8. Resource planning
FERC defined a “resource planning entity” as any entity required to develop a Resource Plan or conduct a Resource Solicitation Process, including a relevant state entity or load-serving entity. Under FERC’s proposal, the resource planning entity will play a facilitator role in grouping interconnection requests for the transmission provider’s cluster study, but this entity will not be given a queue number.
FERC is clear under this proposal that the resource planning entity is not requesting interconnection service, establishing a separate interconnection queue or queue position, or reserving interconnection capacity or transmission capacity.

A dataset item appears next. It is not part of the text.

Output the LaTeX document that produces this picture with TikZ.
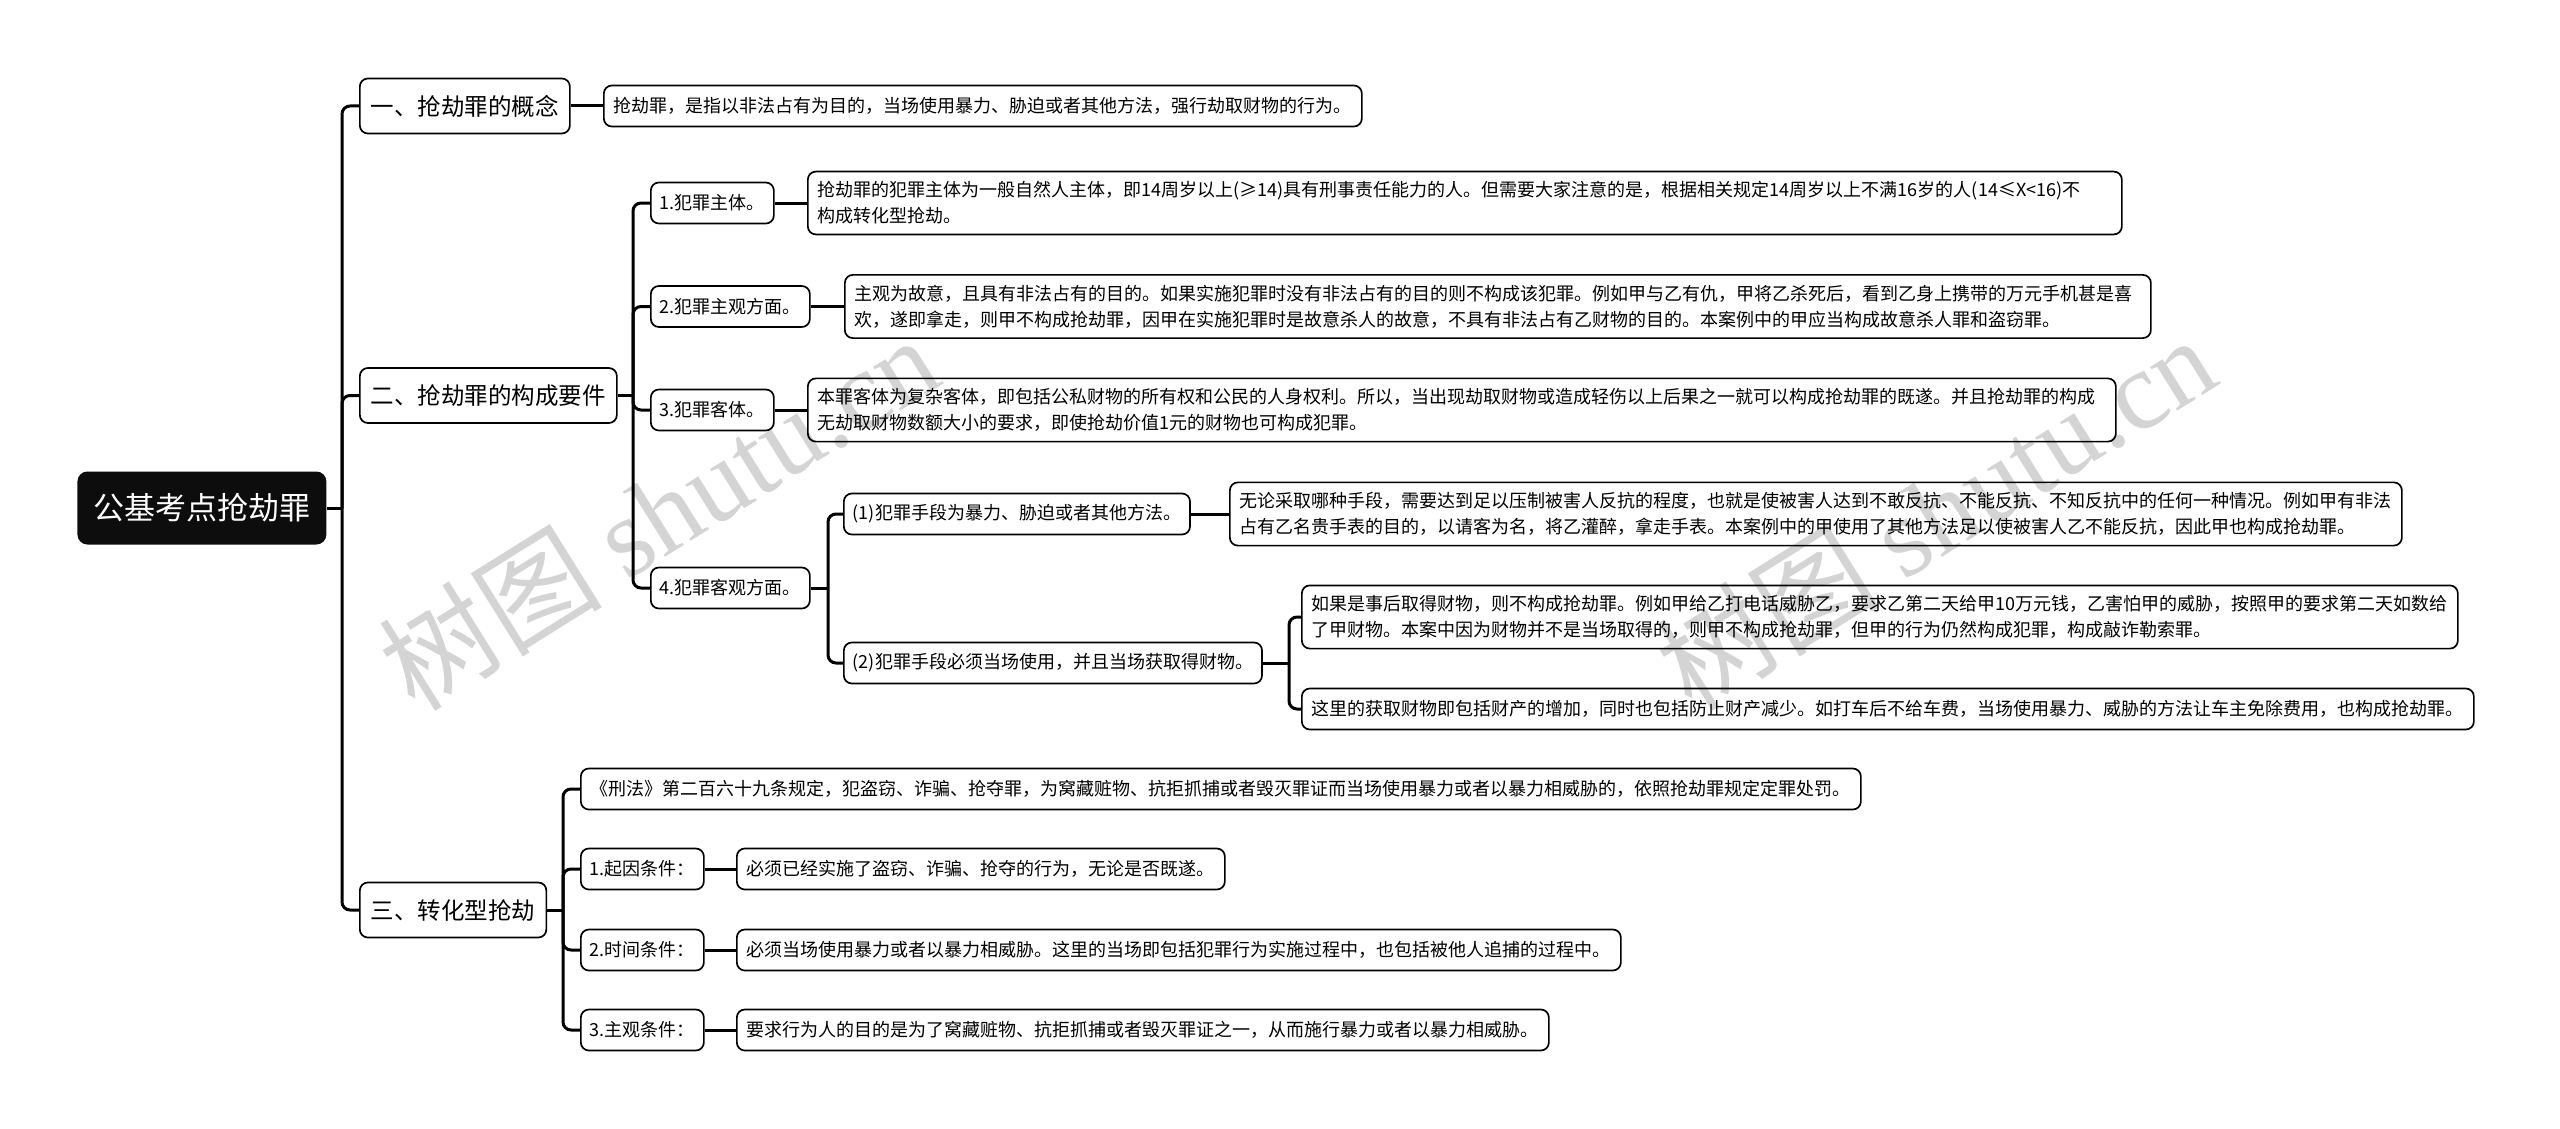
\documentclass[tikz,border=0pt]{standalone}
\usepackage{fontspec}
\setmainfont{Noto Sans CJK SC}
\newfontfamily\wmfont{Liberation Serif}
\usetikzlibrary{calc}
\tikzset{
  conn/.style={line width=1.5pt, draw=black, rounded corners=4pt},
  boxbase/.style={draw=black, line width=0.85pt, rounded corners=4pt, fill=white, anchor=west, align=left},
  rootbox/.style={fill=black!95, text=white, rounded corners=5pt, anchor=west, minimum width=124.5pt, minimum height=36.5pt, font=\fontsize{15.5}{18}\selectfont},
  l1box/.style={boxbase, font=\fontsize{11.75}{14}\selectfont, minimum height=27.5pt, inner xsep=5.5pt},
  lab/.style={boxbase, font=\fontsize{9}{13}\selectfont, minimum height=20.5pt, inner xsep=4.5pt},
  txt/.style={boxbase, font=\fontsize{9}{13}\selectfont, minimum height=20.5pt, inner xsep=5pt, inner ysep=5pt},
  wm/.style={text=black, opacity=0.17, rotate=32, font=\fontsize{56}{56}\selectfont}
}
\begin{document}
\begin{tikzpicture}[x=0.5pt,y=-0.5pt]
\useasboundingbox (0,0) rectangle (2560,1129);
\fill[white] (0,0) rectangle (2560,1129);

% nodes
\node[rootbox] (root) at (77,508) {公基考点抢劫罪};

\node[l1box] (a) at (359,106) {一、抢劫罪的概念};
\node[l1box] (b) at (359,395.5) {二、抢劫罪的构成要件};
\node[l1box] (c) at (359,910) {三、转化型抢劫};

\node[txt] (a1) at (603,106) {抢劫罪，是指以非法占有为目的，当场使用暴力、胁迫或者其他方法，强行劫取财物的行为。};

\node[lab] (b1) at (650,203) {1.犯罪主体。};
\node[lab] (b2) at (650,306.5) {2.犯罪主观方面。};
\node[lab] (b3) at (650,410) {3.犯罪客体。};
\node[lab] (b4) at (650,588) {4.犯罪客观方面。};

\node[txt, text width=647pt] (t1) at (807,203) {抢劫罪的犯罪主体为一般自然人主体，即14周岁以上(≥14)具有刑事责任能力的人。但需要大家注意的是，根据相关规定14周岁以上不满16岁的人(14≤X<16)不\\构成转化型抢劫。};
\node[txt, text width=643pt] (t2) at (844,306.5) {主观为故意，且具有非法占有的目的。如果实施犯罪时没有非法占有的目的则不构成该犯罪。例如甲与乙有仇，甲将乙杀死后，看到乙身上携带的万元手机甚是喜\\欢，遂即拿走，则甲不构成抢劫罪，因甲在实施犯罪时是故意杀人的故意，不具有非法占有乙财物的目的。本案例中的甲应当构成故意杀人罪和盗窃罪。};
\node[txt, text width=644pt] (t3) at (807,410) {本罪客体为复杂客体，即包括公私财物的所有权和公民的人身权利。所以，当出现劫取财物或造成轻伤以上后果之一就可以构成抢劫罪的既遂。并且抢劫罪的构成\\无劫取财物数额大小的要求，即使抢劫价值1元的财物也可构成犯罪。};

\node[lab] (p1) at (843,514) {(1)犯罪手段为暴力、胁迫或者其他方法。};
\node[lab] (p2) at (843,663) {(2)犯罪手段必须当场使用，并且当场获取得财物。};

\node[txt] (p1t) at (1229,514) {无论采取哪种手段，需要达到足以压制被害人反抗的程度，也就是使被害人达到不敢反抗、不能反抗、不知反抗中的任何一种情况。例如甲有非法\\占有乙名贵手表的目的，以请客为名，将乙灌醉，拿走手表。本案例中的甲使用了其他方法足以使被害人乙不能反抗，因此甲也构成抢劫罪。};
\node[txt] (p2a) at (1301,617) {如果是事后取得财物，则不构成抢劫罪。例如甲给乙打电话威胁乙，要求乙第二天给甲10万元钱，乙害怕甲的威胁，按照甲的要求第二天如数给\\了甲财物。本案中因为财物并不是当场取得的，则甲不构成抢劫罪，但甲的行为仍然构成犯罪，构成敲诈勒索罪。};
\node[txt] (p2b) at (1301,709) {这里的获取财物即包括财产的增加，同时也包括防止财产减少。如打车后不给车费，当场使用暴力、威胁的方法让车主免除费用，也构成抢劫罪。};

\node[txt] (c0) at (580,789) {《刑法》第二百六十九条规定，犯盗窃、诈骗、抢夺罪，为窝藏赃物、抗拒抓捕或者毁灭罪证而当场使用暴力或者以暴力相威胁的，依照抢劫罪规定定罪处罚。};
\node[lab] (c1) at (580,869) {1.起因条件：};
\node[lab] (c2) at (580,950) {2.时间条件：};
\node[lab] (c3) at (580,1030) {3.主观条件：};
\node[txt] (c1t) at (736,869) {必须已经实施了盗窃、诈骗、抢夺的行为，无论是否既遂。};
\node[txt] (c2t) at (736,950) {必须当场使用暴力或者以暴力相威胁。这里的当场即包括犯罪行为实施过程中，也包括被他人追捕的过程中。};
\node[txt] (c3t) at (736,1030) {要求行为人的目的是为了窝藏赃物、抗拒抓捕或者毁灭罪证之一，从而施行暴力或者以暴力相威胁。};

% bus coordinates
\coordinate (j0) at (342,508);
\coordinate (jb) at (633,395.5);
\coordinate (jc) at (563,910);
\coordinate (j4) at (828,588);
\coordinate (jp) at (1289,663);

% connectors
\draw[conn] (root.east) -- (j0);
\draw[conn] (j0) |- (a.west);
\draw[conn] (j0) |- (b.west);
\draw[conn] (j0) |- (c.west);

\draw[conn] (a.east) -- (a1.west);

\draw[conn] (b.east) -- (jb);
\draw[conn] (jb) |- (b1.west);
\draw[conn] (jb) |- (b2.west);
\draw[conn] (jb) |- (b3.west);
\draw[conn] (jb) |- (b4.west);
\draw[conn] (b1.east) -- (t1.west);
\draw[conn] (b2.east) -- (t2.west);
\draw[conn] (b3.east) -- (t3.west);

\draw[conn] (b4.east) -- (j4);
\draw[conn] (j4) |- (p1.west);
\draw[conn] (j4) |- (p2.west);
\draw[conn] (p1.east) -- (p1t.west);
\draw[conn] (p2.east) -- (jp);
\draw[conn] (jp) |- (p2a.west);
\draw[conn] (jp) |- (p2b.west);

\draw[conn] (c.east) -- (jc);
\draw[conn] (jc) |- (c0.west);
\draw[conn] (jc) |- (c1.west);
\draw[conn] (jc) |- (c2.west);
\draw[conn] (jc) |- (c3.west);
\draw[conn] (c1.east) -- (c1t.west);
\draw[conn] (c2.east) -- (c2t.west);
\draw[conn] (c3.east) -- (c3t.west);

% watermarks
\node[wm] (w1) at (658,512) {树图 {\wmfont shutu.cn}};
\node[wm] (w2) at (1935,512) {树图 {\wmfont shutu.cn}};
\end{tikzpicture}
\end{document}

FERC has built safeguards in this proposal. Only resource planning entities whose resource plan or resource solicitation process either uses competitive procurement techniques or is substantively reviewed and approved or directly managed by a relevant state agency could qualify to request that a transmission provider initiate an optional resource solicitation study. FERC built this safeguard to ensure interconnection studies are not unfairly used to favor the resource planning entity’s own economic self-interests.
The state agencies and offshore wind developers who commented earlier in the ANOPR must provide feedback on whether FERC’s proposal meets their needs and addresses their concerns in resource solicitation and generator interconnection misalignment. FERC is also seeking comments from transmission providers serving multiple states on whether they need the flexibility to meet this proposed resource solicitation study requirements.